__PROVIDED DATA__:
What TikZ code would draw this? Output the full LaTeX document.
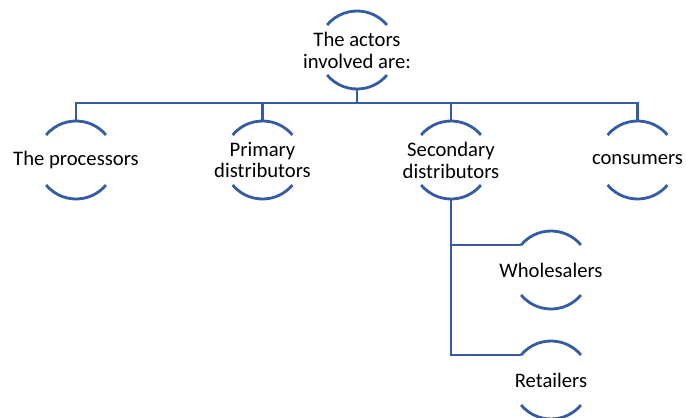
\documentclass[tikz,border=0pt]{standalone}
\usepackage{fontspec}
\setmainfont{Carlito}
\definecolor{lineblue}{RGB}{52,92,163}
\tikzset{
  ring/.style={circle, draw=none, inner sep=0pt, outer sep=0pt, minimum size=58.5pt},
  txt/.style={align=center, inner sep=0pt, font=\fontsize{15.5pt}{16.4pt}\selectfont},
  arcline/.style={draw=lineblue, line width=2.1pt},
  conn/.style={draw=lineblue, line width=2.1pt}
}
\newcommand{\ringarcs}[1]{%
  \draw[arcline] (#1.140) arc[start angle=140, end angle=40, radius=29.25pt];
  \draw[arcline] (#1.220) arc[start angle=220, end angle=320, radius=29.25pt];
}
\begin{document}
\begin{tikzpicture}[x=0.75pt, y=-0.75pt]
\useasboundingbox (0,0) rectangle (686,418);
% nodes
\node[ring] (top) at (357,50) {};
\node[ring] (proc) at (76,160) {};
\node[ring] (prim) at (262.5,160) {};
\node[ring] (sec) at (451,160) {};
\node[ring] (cons) at (637.5,160) {};
\node[ring] (whole) at (551,270) {};
\node[ring] (ret) at (551,380) {};
\coordinate (bus) at (357,103);
% texts
\node[txt] (ttop) at (top) {The actors\\involved are:};
\node[txt] (tproc) at (proc) {The processors};
\node[txt] (tprim) at (prim) {Primary\\distributors};
\node[txt] (tsec) at (sec) {Secondary\\distributors};
\node[txt] (tcons) at (cons) {consumers};
\node[txt] (twhole) at (whole) {Wholesalers};
\node[txt] (tret) at (ret) {Retailers};
% arcs
\ringarcs{top}
\ringarcs{proc}
\ringarcs{prim}
\ringarcs{sec}
\ringarcs{cons}
\ringarcs{whole}
\ringarcs{ret}
% connectors
\draw[conn] (top.south) -- (bus);
\draw[conn] (proc.north) -- (proc.north |- bus) -- (cons.north |- bus) -- (cons.north);
\draw[conn] (prim.north) -- (prim.north |- bus);
\draw[conn] (sec.north) -- (sec.north |- bus);
\draw[conn] (sec.south) |- (ret.140);
\draw[conn] (sec.south |- whole.140) -- (whole.140);
\end{tikzpicture}
\end{document}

__JOB__: Copy the data character for character, but drop all pictures from the copy.

__OUTPUT OF THE TASK__:
What TikZ code would draw this? Output the full LaTeX document.
\documentclass[tikz,border=0pt]{standalone}
\usepackage{fontspec}
\setmainfont{Carlito}
\definecolor{lineblue}{RGB}{52,92,163}
\tikzset{
  ring/.style={circle, draw=none, inner sep=0pt, outer sep=0pt, minimum size=58.5pt},
  txt/.style={align=center, inner sep=0pt, font=\fontsize{15.5pt}{16.4pt}\selectfont},
  arcline/.style={draw=lineblue, line width=2.1pt},
  conn/.style={draw=lineblue, line width=2.1pt}
}
\newcommand{\ringarcs}[1]{%
  \draw[arcline] (#1.140) arc[start angle=140, end angle=40, radius=29.25pt];
  \draw[arcline] (#1.220) arc[start angle=220, end angle=320, radius=29.25pt];
}
\begin{document}
\begin{tikzpicture}[x=0.75pt, y=-0.75pt]
\useasboundingbox (0,0) rectangle (686,418);
% nodes
\node[ring] (top) at (357,50) {};
\node[ring] (proc) at (76,160) {};
\node[ring] (prim) at (262.5,160) {};
\node[ring] (sec) at (451,160) {};
\node[ring] (cons) at (637.5,160) {};
\node[ring] (whole) at (551,270) {};
\node[ring] (ret) at (551,380) {};
\coordinate (bus) at (357,103);
% texts
\node[txt] (ttop) at (top) {The actors\\involved are:};
\node[txt] (tproc) at (proc) {The processors};
\node[txt] (tprim) at (prim) {Primary\\distributors};
\node[txt] (tsec) at (sec) {Secondary\\distributors};
\node[txt] (tcons) at (cons) {consumers};
\node[txt] (twhole) at (whole) {Wholesalers};
\node[txt] (tret) at (ret) {Retailers};
% arcs
\ringarcs{top}
\ringarcs{proc}
\ringarcs{prim}
\ringarcs{sec}
\ringarcs{cons}
\ringarcs{whole}
\ringarcs{ret}
% connectors
\draw[conn] (top.south) -- (bus);
\draw[conn] (proc.north) -- (proc.north |- bus) -- (cons.north |- bus) -- (cons.north);
\draw[conn] (prim.north) -- (prim.north |- bus);
\draw[conn] (sec.north) -- (sec.north |- bus);
\draw[conn] (sec.south) |- (ret.140);
\draw[conn] (sec.south |- whole.140) -- (whole.140);
\end{tikzpicture}
\end{document}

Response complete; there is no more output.